I have to add here, that I’ve read articles where the author has confessed that readers and reviewers have often found undertones and implications in their writing that they didn’t see themselves.

Let me ask you now — How important do you think it is to be objective while reading a book? Would you give five stars to a book that made you feel good but had obvious flaws?

A disclaimer:

I’m not a fan of the star rating system. Liking (or disliking) books is hugely subjective and I hate to have to put them in five straight categories. There are a million in-between places where I might be comfortable putting the book. Also, I might give two very differently written books an equal star rating.

9 Replies to “To read from the heart or the mind?”

  1. For me it is something very personal. I might give a book 5 stars as I did with this book, but also mention the minor flaws in it as part of the review. It all depends on the writing and how I consume it as a reader. Recently, a book which was given 2-3 stars by everyone else, blew my mind and I gave it 5 whole stars. Yes, it is important to do justice to our readers because we are reviewers at the end of the day, but I think they also need to understand that we review a book from our point of view only.
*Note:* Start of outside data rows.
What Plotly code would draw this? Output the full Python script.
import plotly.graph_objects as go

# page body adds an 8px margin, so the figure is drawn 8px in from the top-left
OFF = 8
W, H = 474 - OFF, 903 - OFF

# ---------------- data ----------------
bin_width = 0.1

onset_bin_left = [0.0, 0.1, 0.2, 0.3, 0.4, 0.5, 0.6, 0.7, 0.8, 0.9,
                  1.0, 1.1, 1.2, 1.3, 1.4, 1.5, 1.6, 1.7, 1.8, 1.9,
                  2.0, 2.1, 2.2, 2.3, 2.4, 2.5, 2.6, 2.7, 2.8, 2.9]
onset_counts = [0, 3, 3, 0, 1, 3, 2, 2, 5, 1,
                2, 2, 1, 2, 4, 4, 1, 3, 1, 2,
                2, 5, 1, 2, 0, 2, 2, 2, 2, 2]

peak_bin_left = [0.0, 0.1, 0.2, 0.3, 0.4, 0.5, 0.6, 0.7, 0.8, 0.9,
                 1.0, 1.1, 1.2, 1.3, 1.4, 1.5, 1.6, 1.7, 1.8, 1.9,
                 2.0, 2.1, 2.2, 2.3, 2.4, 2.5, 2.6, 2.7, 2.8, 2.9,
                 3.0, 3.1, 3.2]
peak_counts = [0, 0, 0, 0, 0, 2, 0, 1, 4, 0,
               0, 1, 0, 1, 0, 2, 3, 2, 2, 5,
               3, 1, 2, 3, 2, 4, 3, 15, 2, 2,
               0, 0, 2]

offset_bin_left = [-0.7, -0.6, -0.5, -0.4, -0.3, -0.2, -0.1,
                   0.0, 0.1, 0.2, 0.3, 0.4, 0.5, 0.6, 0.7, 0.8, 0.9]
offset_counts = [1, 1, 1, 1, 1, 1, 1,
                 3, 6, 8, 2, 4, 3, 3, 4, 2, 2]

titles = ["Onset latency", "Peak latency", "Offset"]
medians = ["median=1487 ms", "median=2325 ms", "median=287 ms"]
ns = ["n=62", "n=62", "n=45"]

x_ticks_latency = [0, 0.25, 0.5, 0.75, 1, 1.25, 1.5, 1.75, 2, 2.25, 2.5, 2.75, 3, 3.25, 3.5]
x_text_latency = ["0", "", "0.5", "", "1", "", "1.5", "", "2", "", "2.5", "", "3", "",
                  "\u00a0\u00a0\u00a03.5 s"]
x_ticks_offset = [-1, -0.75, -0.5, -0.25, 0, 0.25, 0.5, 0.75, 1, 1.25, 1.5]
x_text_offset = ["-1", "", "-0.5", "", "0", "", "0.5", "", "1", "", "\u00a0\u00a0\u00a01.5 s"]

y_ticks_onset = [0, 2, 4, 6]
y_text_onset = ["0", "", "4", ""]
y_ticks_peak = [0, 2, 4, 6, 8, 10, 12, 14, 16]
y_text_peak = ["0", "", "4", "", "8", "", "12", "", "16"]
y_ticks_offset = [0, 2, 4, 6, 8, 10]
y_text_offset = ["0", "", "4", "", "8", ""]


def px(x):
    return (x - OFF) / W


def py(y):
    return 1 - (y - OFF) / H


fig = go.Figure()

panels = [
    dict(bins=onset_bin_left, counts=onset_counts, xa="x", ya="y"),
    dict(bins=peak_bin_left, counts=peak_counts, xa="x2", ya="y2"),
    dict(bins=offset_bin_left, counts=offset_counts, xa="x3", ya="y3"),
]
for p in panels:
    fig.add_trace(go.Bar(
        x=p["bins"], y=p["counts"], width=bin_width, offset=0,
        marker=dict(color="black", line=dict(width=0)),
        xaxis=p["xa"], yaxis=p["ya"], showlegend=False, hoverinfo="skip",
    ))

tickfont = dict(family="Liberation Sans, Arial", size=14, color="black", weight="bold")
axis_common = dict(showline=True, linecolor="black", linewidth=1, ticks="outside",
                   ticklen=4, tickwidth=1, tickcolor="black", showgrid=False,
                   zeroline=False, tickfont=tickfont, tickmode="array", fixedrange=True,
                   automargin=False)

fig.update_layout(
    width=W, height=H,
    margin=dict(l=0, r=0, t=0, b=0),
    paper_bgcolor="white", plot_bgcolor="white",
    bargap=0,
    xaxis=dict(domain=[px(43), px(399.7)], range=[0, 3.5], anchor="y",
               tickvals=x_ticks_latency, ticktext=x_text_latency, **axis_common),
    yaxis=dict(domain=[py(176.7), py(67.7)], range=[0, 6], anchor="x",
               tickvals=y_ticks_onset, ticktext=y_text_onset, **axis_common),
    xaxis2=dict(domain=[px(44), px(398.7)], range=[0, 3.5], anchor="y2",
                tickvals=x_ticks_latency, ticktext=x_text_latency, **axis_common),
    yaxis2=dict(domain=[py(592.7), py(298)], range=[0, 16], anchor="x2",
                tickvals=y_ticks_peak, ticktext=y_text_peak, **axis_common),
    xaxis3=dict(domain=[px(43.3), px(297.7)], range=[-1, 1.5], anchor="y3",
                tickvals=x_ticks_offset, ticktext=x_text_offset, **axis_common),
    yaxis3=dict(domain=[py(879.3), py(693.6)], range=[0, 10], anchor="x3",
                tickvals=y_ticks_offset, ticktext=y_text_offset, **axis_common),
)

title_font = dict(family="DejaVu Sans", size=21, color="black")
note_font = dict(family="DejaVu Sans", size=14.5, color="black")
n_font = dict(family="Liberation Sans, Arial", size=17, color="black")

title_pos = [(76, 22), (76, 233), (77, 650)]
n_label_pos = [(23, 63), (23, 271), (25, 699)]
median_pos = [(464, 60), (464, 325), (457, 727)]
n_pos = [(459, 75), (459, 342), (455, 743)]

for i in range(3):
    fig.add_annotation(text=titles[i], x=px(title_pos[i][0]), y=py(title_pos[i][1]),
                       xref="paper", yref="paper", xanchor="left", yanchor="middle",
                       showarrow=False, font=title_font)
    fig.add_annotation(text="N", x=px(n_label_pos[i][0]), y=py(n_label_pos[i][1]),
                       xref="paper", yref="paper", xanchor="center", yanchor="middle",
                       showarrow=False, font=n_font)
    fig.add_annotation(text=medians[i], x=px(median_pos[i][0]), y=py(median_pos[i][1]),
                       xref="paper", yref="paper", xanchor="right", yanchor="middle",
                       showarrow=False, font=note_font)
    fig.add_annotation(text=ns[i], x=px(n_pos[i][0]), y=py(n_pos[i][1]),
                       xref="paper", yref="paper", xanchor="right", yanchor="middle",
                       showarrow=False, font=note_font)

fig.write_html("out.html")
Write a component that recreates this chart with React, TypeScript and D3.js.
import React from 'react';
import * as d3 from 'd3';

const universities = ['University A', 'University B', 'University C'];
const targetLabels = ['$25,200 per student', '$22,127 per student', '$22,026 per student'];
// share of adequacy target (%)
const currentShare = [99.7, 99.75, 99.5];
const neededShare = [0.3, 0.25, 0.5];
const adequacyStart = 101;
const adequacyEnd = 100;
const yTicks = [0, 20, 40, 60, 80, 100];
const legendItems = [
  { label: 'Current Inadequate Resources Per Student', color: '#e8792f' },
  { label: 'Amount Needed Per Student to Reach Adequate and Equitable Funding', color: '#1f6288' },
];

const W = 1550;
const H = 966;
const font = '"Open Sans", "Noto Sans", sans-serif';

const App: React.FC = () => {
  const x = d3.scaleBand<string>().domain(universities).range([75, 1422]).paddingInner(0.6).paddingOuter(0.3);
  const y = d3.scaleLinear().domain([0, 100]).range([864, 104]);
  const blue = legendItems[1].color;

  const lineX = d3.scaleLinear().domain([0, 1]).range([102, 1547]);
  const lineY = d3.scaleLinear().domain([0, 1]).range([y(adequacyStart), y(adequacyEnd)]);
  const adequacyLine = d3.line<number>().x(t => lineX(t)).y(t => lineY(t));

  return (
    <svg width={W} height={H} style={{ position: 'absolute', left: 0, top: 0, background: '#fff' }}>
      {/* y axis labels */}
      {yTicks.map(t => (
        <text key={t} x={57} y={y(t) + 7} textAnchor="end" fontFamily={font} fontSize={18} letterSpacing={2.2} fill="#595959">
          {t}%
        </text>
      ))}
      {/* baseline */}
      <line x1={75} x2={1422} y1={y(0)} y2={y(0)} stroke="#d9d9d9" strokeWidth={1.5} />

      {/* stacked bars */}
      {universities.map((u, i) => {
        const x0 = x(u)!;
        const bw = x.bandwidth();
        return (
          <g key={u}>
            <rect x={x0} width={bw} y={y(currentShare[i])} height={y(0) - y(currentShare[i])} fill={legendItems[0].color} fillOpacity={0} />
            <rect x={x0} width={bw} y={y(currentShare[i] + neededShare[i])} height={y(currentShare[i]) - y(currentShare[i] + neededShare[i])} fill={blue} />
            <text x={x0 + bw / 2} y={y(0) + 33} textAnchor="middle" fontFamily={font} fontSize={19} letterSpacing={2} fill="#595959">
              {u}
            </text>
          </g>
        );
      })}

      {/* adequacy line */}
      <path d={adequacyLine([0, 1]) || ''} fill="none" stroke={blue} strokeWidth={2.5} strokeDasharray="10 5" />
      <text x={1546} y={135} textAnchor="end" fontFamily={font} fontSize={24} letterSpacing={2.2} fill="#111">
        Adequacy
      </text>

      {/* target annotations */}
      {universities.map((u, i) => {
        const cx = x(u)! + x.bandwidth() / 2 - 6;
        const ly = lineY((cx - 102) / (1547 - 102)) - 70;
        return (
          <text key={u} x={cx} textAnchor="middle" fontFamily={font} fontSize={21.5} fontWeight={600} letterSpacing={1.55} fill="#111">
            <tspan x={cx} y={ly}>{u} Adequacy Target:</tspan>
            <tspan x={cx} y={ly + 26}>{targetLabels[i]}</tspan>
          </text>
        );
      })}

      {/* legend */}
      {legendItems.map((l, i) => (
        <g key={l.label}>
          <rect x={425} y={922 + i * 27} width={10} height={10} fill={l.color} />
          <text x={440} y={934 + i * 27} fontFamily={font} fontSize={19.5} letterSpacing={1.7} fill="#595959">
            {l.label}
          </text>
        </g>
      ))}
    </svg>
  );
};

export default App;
    Pointing out the good and the bad, irrespective of rating helps.

    Liked by 1 person

    1. Hmm.. I kind of agree with you except that I am too stringent with a five-star rating. Which isn’t necessarily a good thing because no book is perfect.


  2. I know what you mean. It’s tricky. I may love a book for so many reasons but I cannot ignore certain things that bothers me when I’m reading. That’s why 0.5 is an important factor for my rating system. I save my 5 stars for very-very special books, yes.

    Liked by 1 person

  3. I generally pick books that I find a connect with. It could be the theme, characters, author etc. and then let the book take me for a ride. Flaws are a part of life and while ill mention them in my review, ill also not stay super focused on it

    Liked by 1 person

  4. Ah, with your sister on this one! 😛 Oops!
    I often give ratings based on how the book made me feel. As Soumya mentioned, while I write a review, I’d gladly specify shortcomings, if any. But if it gave me all the feels, then I’m pretty generous with the ratings.
    I have a friend who asks me how I can give a simple love story and also something like a cult classic, 5 stars! He has got a point, no doubt. But I think my reasons are justified.

    Liked by 1 person

  5. I can completely relate to this, Tulika. My ratings are based on how the book made me feel. That does result in some popular books not getting as high a rating.